Meralco will lose 1,180 MW of electricity supply from Ilijan under the terms of the Energy Regulatory Commission-approved Meralco-SPPC supply agreement, which provides cheaper electricity to Meralco’s end-users.

“Meralco will have to purchase electricity from the WESM to cover for the lost 1,180 MW worth of electricity which will expose Meralco and its end-users to the price volatility of the market,” the electricity retailer said.

Meralco’s PSA with SPPC covers 18.74 percent of peak power requirements in its franchise area covering at least 2.7 million households with 200 kilowatt-hours consumption a month.

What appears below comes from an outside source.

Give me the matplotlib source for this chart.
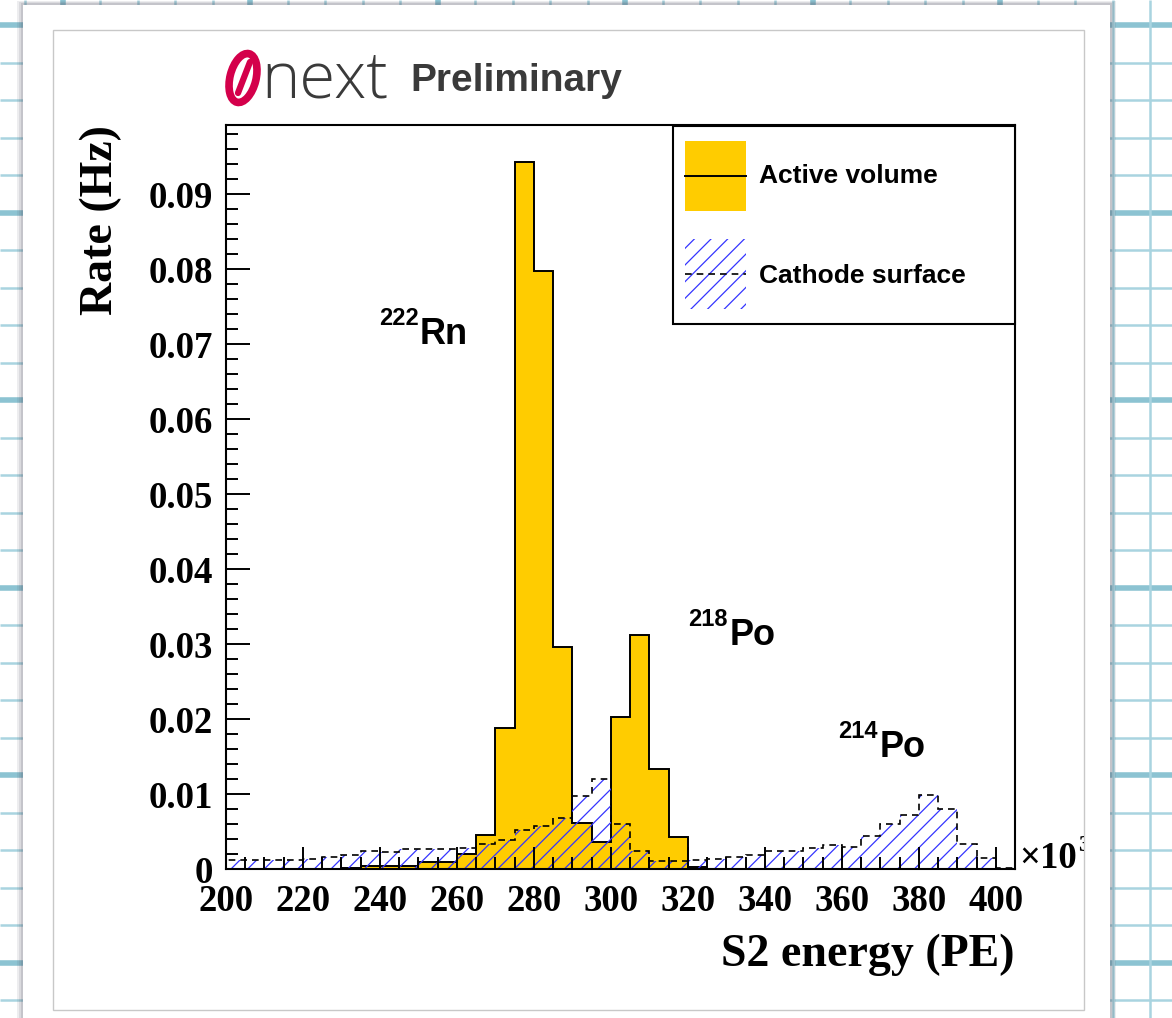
import numpy as np
import matplotlib
matplotlib.use('Agg')
import matplotlib.pyplot as plt
from matplotlib.patches import Rectangle, Ellipse
from matplotlib.ticker import FixedLocator, MultipleLocator, FuncFormatter
from matplotlib.transforms import Bbox, TransformedBbox

plt.rcParams['hatch.linewidth'] = 0.9
plt.rcParams['font.family'] = ['Liberation Serif', 'DejaVu Serif']
plt.rcParams['font.weight'] = 'bold'

# ---------------- data (S2 energy in units of 10^3 PE) ----------------
bin_edges = np.arange(200, 406, 5)
active_volume = [0.0001, 0.0001, 0.0001, 0.0001, 0.0001, 0.0001, 0.0002, 0.0004,
                 0.0004, 0.0005, 0.0010, 0.0010, 0.0021, 0.0046, 0.0188, 0.0943,
                 0.0797, 0.0296, 0.0062, 0.0037, 0.0203, 0.0312, 0.0134, 0.0043,
                 0.0003, 0.0, 0.0, 0.0, 0.0, 0.0, 0.0, 0.0,
                 0.0, 0.0, 0.0, 0.0, 0.0, 0.0, 0.0, 0.0, 0.0]
cathode_surface = [0.0013, 0.0013, 0.0013, 0.0013, 0.0014, 0.0016, 0.0019, 0.0024,
                   0.0023, 0.0027, 0.0027, 0.0027, 0.0029, 0.0034, 0.0039, 0.0052,
                   0.0058, 0.0069, 0.0098, 0.0121, 0.0060, 0.0025, 0.0011, 0.0011,
                   0.0012, 0.0014, 0.0016, 0.0019, 0.0024, 0.0025, 0.0028, 0.0033,
                   0.0030, 0.0045, 0.0061, 0.0073, 0.0099, 0.0081, 0.0034, 0.0015,
                   0.0002]
series_labels = ['Active volume', 'Cathode surface']
peak_mass = ['222', '218', '214']
peak_elem = ['Rn', 'Po', 'Po']
x_ticks = [200, 220, 240, 260, 280, 300, 320, 340, 360, 380, 400]
y_ticks = [0, 0.01, 0.02, 0.03, 0.04, 0.05, 0.06, 0.07, 0.08, 0.09]

# ---------------- figure ----------------
W, H = 1172, 1018
fig = plt.figure(figsize=(W / 100, H / 100), dpi=100)
fig.patch.set_facecolor('white')


def fx(px):
    return px / W


def fy(py):
    return 1 - py / H


# background "grid paper" and page
bg = fig.add_axes([0, 0, 1, 1], zorder=-10)
bg.set_xlim(0, W)
bg.set_ylim(H, 0)
bg.axis('off')
thin_c, thick_c = '#a9d4e0', '#8cc3d2'
for k in range(-2, 30):
    y = 25 + 37.5 * k
    if -5 <= y <= H + 5:
        major = (k % 5 == 0)
        bg.plot([0, W], [y, y], color=thick_c if major else thin_c,
                lw=4.0 if major else 1.8, solid_capstyle='butt', zorder=1)
for k in range(-2, 32):
    x = 62.5 + 37.5 * k
    if -5 <= x <= W + 5:
        major = (k % 5 == 0)
        bg.plot([x, x], [0, H], color=thick_c if major else thin_c,
                lw=4.0 if major else 1.8, solid_capstyle='butt', zorder=1)
# page shadow + page
for i, a in enumerate([0.10, 0.12, 0.16]):
    d = 6 - 2 * i
    bg.add_patch(Rectangle((23 - d, 4 - d / 2), 1087 + 2 * d, 1040, facecolor='#556',
                           alpha=a, edgecolor='none', zorder=2))
bg.add_patch(Rectangle((23, 5), 1087, 1040, facecolor='white', edgecolor='none', zorder=3))
bg.add_patch(Rectangle((53, 30), 1031, 980, facecolor='white', edgecolor='#c8c8c8',
                       lw=1.0, zorder=4))
# NEXT logo
red = '#d4004b'
bg.add_patch(Ellipse((243, 78), 26, 50, angle=14, facecolor='none', edgecolor=red,
                     lw=5.5, zorder=5))
bg.plot([238, 250], [93, 62], color=red, lw=4.5, solid_capstyle='round', zorder=5)
fig.text(fx(261), fy(98), 'next', family=['Open Sans', 'DejaVu Sans'], weight='light',
         size=47, color='#3a3a3a', ha='left', va='baseline')
fig.text(fx(410), fy(91), 'Preliminary', family=['Liberation Sans', 'DejaVu Sans'],
         weight='bold', size=28, color='#3a3a3a', ha='left', va='baseline')

# ---------------- main axes ----------------
ax = fig.add_axes([fx(226), fy(869.3), (1015 - 226) / W, (869.3 - 125) / H])
ax.set_facecolor('white')

yellow = '#ffcc00'
blue = '#3535ff'
dash = (0, (4, 3))
ax.stairs(active_volume, bin_edges, fill=True, facecolor=yellow, edgecolor='none', zorder=1)
ax.stairs(active_volume, bin_edges, color='black', lw=1.4, zorder=1.1)
ax.stairs(cathode_surface, bin_edges, fill=True, facecolor='none', edgecolor=blue,
          lw=0, hatch='//', zorder=1.2)
ax.stairs(cathode_surface, bin_edges, color='black', lw=1.2, linestyle=dash, zorder=1.3)

ax.set_xlim(200, 405)
ax.set_ylim(0, 0.0992)
ax.xaxis.set_major_locator(FixedLocator(x_ticks))
ax.xaxis.set_minor_locator(MultipleLocator(5))
ax.yaxis.set_major_locator(FixedLocator(y_ticks))
ax.yaxis.set_minor_locator(MultipleLocator(0.002))
ax.yaxis.set_major_formatter(FuncFormatter(lambda v, _: '0' if abs(v) < 1e-9 else f'{v:.2f}'))
ax.xaxis.set_major_formatter(FuncFormatter(lambda v, _: f'{v:.0f}'))
ax.tick_params(axis='both', which='both', direction='in', top=False, right=False,
               width=1.4, labelsize=26.5)
ax.tick_params(axis='y', which='major', length=17, pad=9)
ax.tick_params(axis='x', which='major', length=16, pad=10.5)
ax.tick_params(axis='both', which='minor', length=8.5)
for s in ax.spines.values():
    s.set_linewidth(1.5)

# ---------------- legend (ROOT-style fixed box) ----------------
ov = fig.add_axes([0, 0, 1, 1], zorder=5)
ov.set_xlim(0, W)
ov.set_ylim(H, 0)
ov.axis('off')
ov.patch.set_alpha(0)
ov.add_patch(Rectangle((672.7, 125.7), 1015 - 672.7, 324 - 125.7, facecolor='white',
                       edgecolor='black', lw=1.5, zorder=1))
ov.add_patch(Rectangle((685, 140.7), 61, 70, facecolor=yellow, edgecolor='none', zorder=2))
ov.plot([685, 746], [176, 176], color='black', lw=1.4, zorder=3)
ov.add_patch(Rectangle((685, 238.5), 61, 70.5, facecolor='none', edgecolor=blue, lw=0,
                       hatch='//', zorder=2))
ov.plot([685, 746], [274, 274], color='black', lw=1.2, linestyle=dash, zorder=3)
for lab, yc in zip(series_labels, [176, 276]):
    fig.text(fx(759), fy(yc), lab, family=['Liberation Sans', 'DejaVu Sans'], weight='bold',
             size=19, ha='left', va='center', zorder=10)

# peak labels
sans = ['Liberation Sans', 'DejaVu Sans']
peak_pos = [(379, 420, 344), (688, 730, 645), (838, 880, 757)]
for (sx, mx, by), m, e in zip(peak_pos, peak_mass, peak_elem):
    fig.text(fx(sx), fy(by - 19), m, family=sans, weight='bold', size=17, va='baseline')
    fig.text(fx(mx), fy(by), e, family=sans, weight='bold', size=26, va='baseline')

# axis titles
fig.text(fx(101), fy(125), 'Rate (Hz)', rotation=90, ha='center', va='top', size=33)
fig.text(fx(1015), fy(966), 'S2 energy (PE)', ha='right', va='baseline', size=33)
fig.text(fx(1019), fy(868), '×10', ha='left', va='baseline', size=26.5)
t3 = fig.text(fx(1078), fy(851), '3', ha='left', va='baseline', size=17)
t3.set_clip_box(TransformedBbox(Bbox([[0, 0], [1084 / W, 1]]), fig.transFigure))
t3.set_clip_on(True)

fig.savefig('out.png', dpi=100, facecolor='white')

“This is a huge volume that has a great impact in bringing cheaper electricity to the public. PSALM’s act in terminating the Ilijan IPPA threatens to remove this benefit from the public. If Meralco is prevented from purchasing power from the Ilijan plant, this will thwart its efforts in bringing down the electricity cost for its end-users causing serious and irreparable damage to Meralco and its consumers,” Meralco said.

Ang bucked PSALM’s argument at the courts that SPPC, which manages the contracts of the  Ilijan plant, should have sold its generated power to the WESM, the country’s trading floor of electricity.

PSALM wanted SPPC to trade the Ilijan capacity at the WESM instead of selling ity to Meralco., especially during the contested period between November and December 2013, which the agency said could have optimized revenues from the high prices.

WESM, a trading floor where power is bought or sold, has seen price spikes over the years.

Ang said the Ilijan was a baseload plant that runs 24 hours a day. Its output, thus, must not be traded in the WESM to protect consumers.

PSALM and San Miguel’s differing stance resulted in two different interpretations of the provisions of the independent power producer administration on how the generation payments should be computed.

PSALM claimed SPPC had unpaid obligations but SPPC said it honored its contractual obligations under the agreement.

SPPC said it already paid PSALM P239 billion as of August this year, representing energy fees and capacity fees. For the same period, PSALM also gained  P30 billion from its administration agreement with SPPC.